When advanced control technologies began to gain traction, it was often claimed that they offered a smoother control process and better benefits, as depicted in the graph above. However, the truth is that any control technology, when properly implemented, can yield similar outcomes. Today, our understanding of PID control has evolved significantly. We now recognize that in single-variable control, advanced control and PID can deliver comparable performance. Therefore, advanced control has not become popular simply as a replacement for PID; instead, it offers additional advantages in specific contexts. In many deterministic problems, PID still provides a cost-effective solution.
Despite the scrutiny surrounding advanced control, its gradual adoption is driven by other factors. Although a key characteristic of advanced control is model prediction, using models is a common feature in modern control algorithms. Even PID, which appears to be based on deviation without a model, implicitly incorporates a model when tuning parameters to achieve optimal performance. So, even PID has an implicit model embedded within it.
Advanced control also features feedback correction. It adjusts the model’s predictions using real-time process measurements. If advanced control doesn’t use real-time process measurements for feedback correction, it ceases to be a feedback control system, which makes it difficult to handle uncertainties. Feedback correction is a fundamental property of all feedback control systems. While PID uses deviation for feedback correction, advanced control uses more complex algorithms to perform this correction.
As industrial plants grow in size and complexity, managing hundreds or even thousands of control loops becomes a daunting task. Changes in operational conditions, equipment, or processes make it difficult for PID to maintain safe and efficient operations. Even with structured approaches to decouple, simplify, and layer control problems, solving these issues with PID remains a significant challenge for most engineers. Advanced control, on the other hand, uses linear multivariable control algorithms, which offer a higher cost-effectiveness for solving multi-variable control problems.
In processes like oil blending, where several components are needed to control 20 variables, or in flotation systems, where pump tank levels and flotation foam thickness are interrelated, advanced control is often the more practical solution. Its ability to efficiently handle multi-variable control at a lower cost is a benefit that has not been fully appreciated.
In today’s era of big data analysis, many companies promise customers significant benefits through data-driven insights. However, many of these suggestions are either impractical or difficult for customers to implement. Often, customers are seeking help to actually achieve these benefits, not just theoretical advice. Without an industrial background, big data analysis can quickly become mere tool-driven or formalistic endeavors. As the saying goes, “Customers don’t want to buy a drill, they want to make a hole in the wall.” Yet, we often find ourselves selling the drill instead.
In control optimization projects, we emphasize technology transfer, but it’s essential to recognize that such transfer requires many conditions to be successful, and the results are not always guaranteed.
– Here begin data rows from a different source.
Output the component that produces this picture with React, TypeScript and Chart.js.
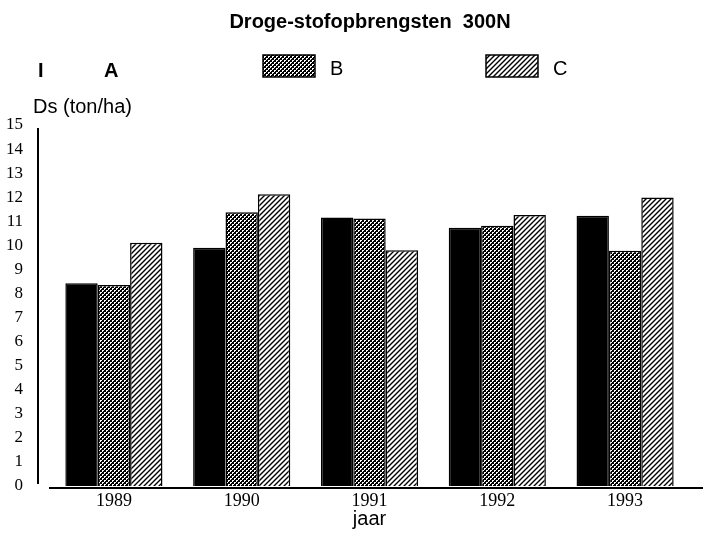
import React, { useEffect, useRef } from 'react';
import { Chart, registerables } from 'chart.js';

Chart.register(...registerables);

const years = ['1989', '1990', '1991', '1992', '1993'];
const seriesA = [8.42, 9.9, 11.16, 10.73, 11.23];
const seriesB = [8.35, 11.37, 11.12, 10.81, 9.78];
const seriesC = [10.11, 12.12, 9.8, 11.26, 11.99];
const seriesNames = ['A', 'B', 'C'];
const yMin = 0;
const yMax = 15;
const titleText = 'Droge-stofopbrengsten  300N';
const yTitle = 'Ds (ton/ha)';
const xTitle = 'jaar';

function makeDotPattern(): CanvasPattern | string {
  const c = document.createElement('canvas');
  c.width = 4;
  c.height = 4;
  const g = c.getContext('2d');
  if (!g) return '#444';
  g.fillStyle = '#000';
  g.fillRect(0, 0, 4, 4);
  g.fillStyle = '#fff';
  g.fillRect(0, 0, 2, 1);
  g.fillRect(0, 1, 1, 1);
  g.fillRect(2, 2, 2, 1);
  g.fillRect(2, 3, 1, 1);
  const p = g.createPattern(c, 'repeat');
  return p || '#444';
}

function makeHatchPattern(): CanvasPattern | string {
  const s = 5;
  const c = document.createElement('canvas');
  c.width = s;
  c.height = s;
  const g = c.getContext('2d');
  if (!g) return '#aaa';
  g.fillStyle = '#fff';
  g.fillRect(0, 0, s, s);
  g.strokeStyle = '#000';
  g.lineWidth = 1.4;
  g.beginPath();
  g.moveTo(-1, 1);
  g.lineTo(1, -1);
  g.moveTo(0, s);
  g.lineTo(s, 0);
  g.moveTo(s - 1, s + 1);
  g.lineTo(s + 1, s - 1);
  g.stroke();
  const p = g.createPattern(c, 'repeat');
  return p || '#aaa';
}

export default function App() {
  const ref = useRef<HTMLCanvasElement | null>(null);

  useEffect(() => {
    const canvas = ref.current;
    if (!canvas) return;
    const dots = makeDotPattern();
    const hatch = makeHatchPattern();

    const decor = {
      id: 'decor',
      afterDraw(chart: any) {
        const ctx = chart.ctx as CanvasRenderingContext2D;
        const yScale = chart.scales.y;
        const area = chart.chartArea;
        ctx.save();
        ctx.fillStyle = '#000';
        ctx.textBaseline = 'alphabetic';
        // title
        ctx.font = 'bold 20px "Liberation Sans", Arial, sans-serif';
        ctx.textAlign = 'center';
        ctx.fillText(titleText, 370, 28);
        // legend
        ctx.textAlign = 'left';
        ctx.font = 'bold 20px "Liberation Sans", Arial, sans-serif';
        ctx.fillText('I', 38, 77);
        ctx.fillText(seriesNames[0], 104, 77);
        ctx.font = '20px "Liberation Sans", Arial, sans-serif';
        ctx.fillStyle = dots as any;
        ctx.fillRect(263, 55, 52, 22);
        ctx.strokeStyle = '#000';
        ctx.lineWidth = 1.5;
        ctx.strokeRect(263, 55, 52, 22);
        ctx.fillStyle = '#000';
        ctx.fillText(seriesNames[1], 330, 75);
        ctx.fillStyle = hatch as any;
        ctx.fillRect(486, 55, 52, 22);
        ctx.strokeRect(486, 55, 52, 22);
        ctx.fillStyle = '#000';
        ctx.fillText(seriesNames[2], 553, 75);
        // y title
        ctx.fillText(yTitle, 33, 113);
        // y axis line
        const y0 = yScale.getPixelForValue(yMin);
        const y15 = yScale.getPixelForValue(yMax);
        ctx.lineWidth = 2;
        ctx.beginPath();
        ctx.moveTo(area.left - 12, y15 + 3);
        ctx.lineTo(area.left - 12, y0 - 2);
        ctx.stroke();
        // baseline
        ctx.beginPath();
        ctx.moveTo(area.left - 1, y0 + 2);
        ctx.lineTo(703, y0 + 2);
        ctx.stroke();
        ctx.restore();
      },
    };

    const chart = new Chart(canvas, {
      type: 'bar',
      data: {
        labels: years,
        datasets: [
          {
            label: seriesNames[0],
            data: seriesA,
            backgroundColor: '#000',
            borderColor: '#000',
            borderWidth: 1.5,
          },
          {
            label: seriesNames[1],
            data: seriesB,
            backgroundColor: dots as any,
            borderColor: '#000',
            borderWidth: 1.5,
          },
          {
            label: seriesNames[2],
            data: seriesC,
            backgroundColor: hatch as any,
            borderColor: '#000',
            borderWidth: 1.5,
          },
        ],
      },
      options: {
        responsive: false,
        animation: false,
        devicePixelRatio: 1,
        layout: { padding: { top: 125, right: 14, left: 0, bottom: 0 } },
        datasets: {
          bar: { categoryPercentage: 0.76, barPercentage: 1.0 },
        },
        plugins: {
          legend: { display: false },
          title: { display: false },
          tooltip: { enabled: false },
        },
        scales: {
          x: {
            type: 'category',
            offset: true,
            grid: { display: false, drawTicks: false },
            border: { display: false },
            ticks: {
              color: '#000',
              padding: 4,
              font: { family: '"Liberation Serif", "Times New Roman", serif', size: 18 },
            },
            title: {
              display: true,
              text: xTitle,
              color: '#000',
              font: { family: '"Liberation Sans", Arial, sans-serif', size: 20 },
              padding: { top: 0, bottom: 4 },
            },
            afterFit: (s: any) => {
              s.height = 49;
            },
          },
          y: {
            min: yMin,
            max: yMax,
            grid: { display: false, drawTicks: false },
            border: { display: false },
            ticks: {
              stepSize: 1,
              color: '#000',
              padding: 27,
              font: { family: '"Liberation Serif", "Times New Roman", serif', size: 17 },
            },
            afterFit: (s: any) => {
              s.width = 50;
            },
          },
        },
      },
      plugins: [decor],
    });

    return () => {
      chart.destroy();
    };
  }, []);

  return (
    <div style={{ position: 'absolute', left: 0, top: 0, width: 703, height: 535, background: '#fff' }}>
      <canvas ref={ref} width={703} height={535} style={{ display: 'block' }} />
    </div>
  );
}
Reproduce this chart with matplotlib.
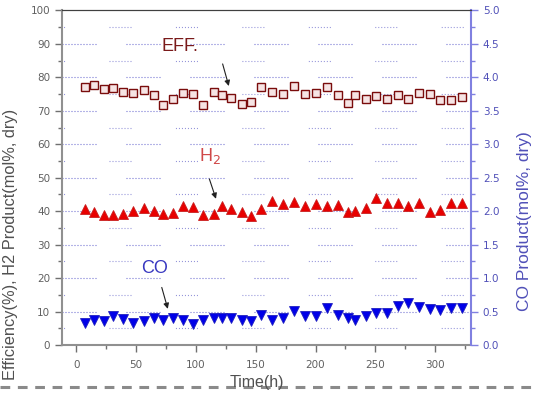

In any project, helping the customer solve their actual problems is more important than simply empowering them. If advanced control software is provided without reducing operational intervention or improving safety and efficiency, the customer is unlikely to invest in it. When customers realize that a flashy tool doesn’t address their pain points, that’s when new technologies begin to fade.
Advanced control, like artificial intelligence, must solve real industrial control problems. It’s crucial that we identify the right issues to address and how to integrate them with process control. This remains an ongoing exploration and one that requires careful consideration.